A Land of Heavy Timber

I read recently in a local history book that the land along the Kankakee River, as it cruves through what is now Kankakee, Bourbonnais, and Bradley, used to be covered with "heavy timber". It made me think of the following Wendell Berry passage, which is taken from The Art of the Commonplace, page 26:

In the centuries before its settlement by white men, among the most characteristic and pleasing features of the floor of this valley, and of the stream banks on its slopes, were the forests and the groves of great beech trees. With their silver bark and their light graceful foliage, turning gold in the fall, they were surely as lovely as any forests that ever grew on earth. I think so because I have seen their diminished descendants, which have returned to stand in the wasted places that we have so quickly misused and given up. But those old forests are all gone. We will never know them as they were. We have driven them beyond the reach of our minds, only a vague hint of their presence returning to haunt us, as though in dreams—a fugitive rumor of the nobility and beauty and abundance of the squandered maidenhood of our world—so that, do what will, we will never quite be satisfied ever again to be here.

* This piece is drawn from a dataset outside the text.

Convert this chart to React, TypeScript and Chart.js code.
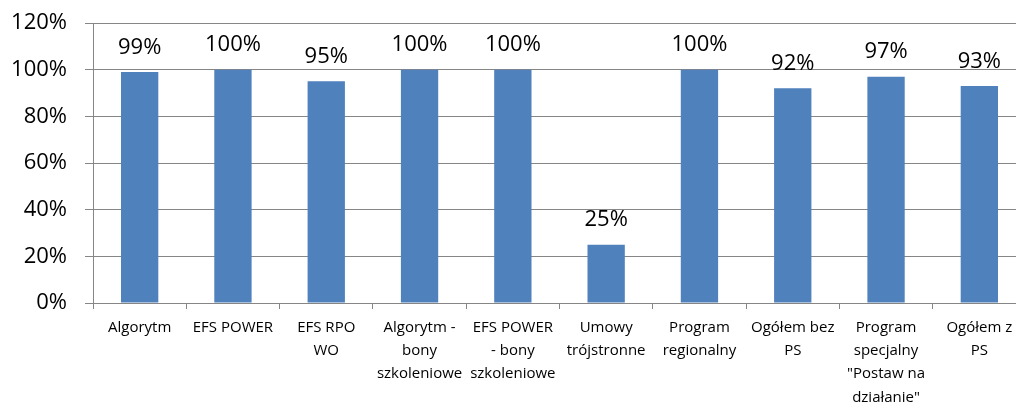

I wonder also what bounty my native land displayed in prior ages. Many times I've sat on the banks of the Kankakee and soaked in its simple beauty. I've watched the easy current carry sticks and leaves westward, passing a backdrop of oak and birch trees. In the winter I’ve perched upon a rock and found solace as I looked over the motionless chunks of ice stretching between banks. If I could sit there long enough, I’ve often thought, perhaps the signals of the modern age—the hollow sound of passing cars, the distant blinking light atop a cell phone tower, the rumble of jet planes, the beer cans and candy wrappers poking through the leaves on the ground, the fishermen buzzing past in their boats—maybe these would fade away for just a moment. Then, perhaps, I would be able to see and taste, in a small way, the nobility and maidenhood of the natural order that Berry describes.